En 1982, sous le leadership de Pierre-Elliott Trudeau, le Canada prit pour la première fois le contrôle souverain de la totalité de la procédure d’amendement de sa constitution, enrichissant celle-ci de la Charte canadienne des droits et libertés, le tout avec l’approbation du gouvernement fédéral et celle des deux chambres du Parlement canadien, avec celle des gouvernements des provinces majoritairement anglophones, mais sans le consentement du gouvernement et de l’Assemblée nationale du Québec. Dans le Canada contemporain, pour beaucoup de personnes, cette date rivalise avec l’année 1867 comme moment-clé de la fondation ou de la refondation du Canada.

Résumons-nous. Le Canada est un pays pluriel, complexe. Toute une série de dates rivalisent entre elles pour s’imposer comme véritables dates fondatrices : la présence autochtone depuis des milliers d’années, 1534, 1608, 1763, 1774, 1791, 1848, 1867, 1917, 1918, 1931, 1947, 1949, 1965, 1980, 1982. Cette liste n’est pas exhaustive. Elle exclut d’ailleurs toutes les autres occasions où l’on a essayé de fonder ou de refonder le pays, comme par exemple au temps de l’Accord du lac Meech entre 1987 et 1990, à une époque où j’enseignais à l’Université de Calgary avec Kathleen Mahoney et Roger Gibbins. Dans un tel contexte, parler de fondation n’est jamais simple.

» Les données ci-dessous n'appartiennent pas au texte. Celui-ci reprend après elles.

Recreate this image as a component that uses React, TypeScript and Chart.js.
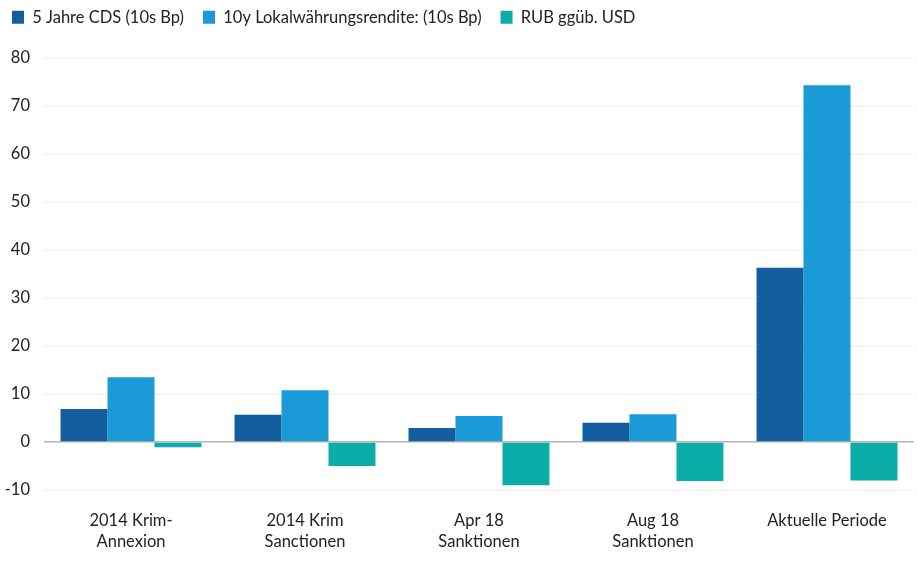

Les dates qui suscitent la fierté d’un groupe, peuvent en heurter ou en blesser d’autres.

Il y a presque 20 ans, dans mes propres contributions au projet « Sortir de l’impasse » parrainé par l’Institut de recherche en politiques publiques alors dirigé par Monique Jérôme-Forget, j’avais cherché à identifier les conditions du dialogue et du partenariat dans un pays plurinational d’une telle complexité. Appuyé sur les travaux d’Aristote et de Gadamer, j’avais suggéré que le succès passait par l’adoption d’une posture d’ouverture et de générosité envers le point de vue, la perspective de l’Autre. Dans un tel pays, le dialogue dans le respect, la reconnaissance et la dignité de toutes et tous, passe par la nécessité de se placer dans les souliers de l’Autre.

J’avais aussi insisté sur l’importance de voir le pays de manière plurifocale, reconnaissant la légitimité d’une pluralité de perspectives, notamment celle de ceux qui voient le pays comme un partenariat entre les peuples autochtones et les autres groupes et citoyens rassemblés en une communauté nationale. Il est juste et vrai de dire que cette perspective correspond à la réalité du Canada. Dans une autre perspective, le Canada est une fédération de provinces et de territoires, depuis 1867. D’autres insistent sur le bilinguisme, le partenariat franco-britannique, l’originalité du Québec comme société nationale distincte. D’autres encore préfèrent la perspective du Canada vu comme une nation multiculturelle, ouverte sur l’immigration venant de partout dans le monde. Chacune de ces perspectives amène sa part de justice et de vérité. Aucune ne devrait devenir hégémonique. Dans les symboles, les institutions et la constitution, il devrait y avoir une place honorable pour chacune d’entre elles.

Sur la base des réflexions précédentes, voici donc ce que je souhaite pour le Canada en 2017 : des conversations et des délibérations intelligentes, lucides, sereines, sensibles aux points de vue des autres partenaires, concernant la pluralité des fondations du pays. À propos de l’ensemble de ces questions, j’aime souvent donner le dernier mot au philosophe français Paul Ricoeur (1913-2005), l’un des grands esprits humanistes du XXe siècle. S’agissant des peuples, des pays et des nations, Ricoeur pensait que, pour leur bien même, leur mémoire collective se devait d’être juste et heureuse. Cela exige des efforts qui viennent tout aussi bien du cœur que de l’esprit. On verra en 2017 si le Canada sera à la hauteur d’une telle vision.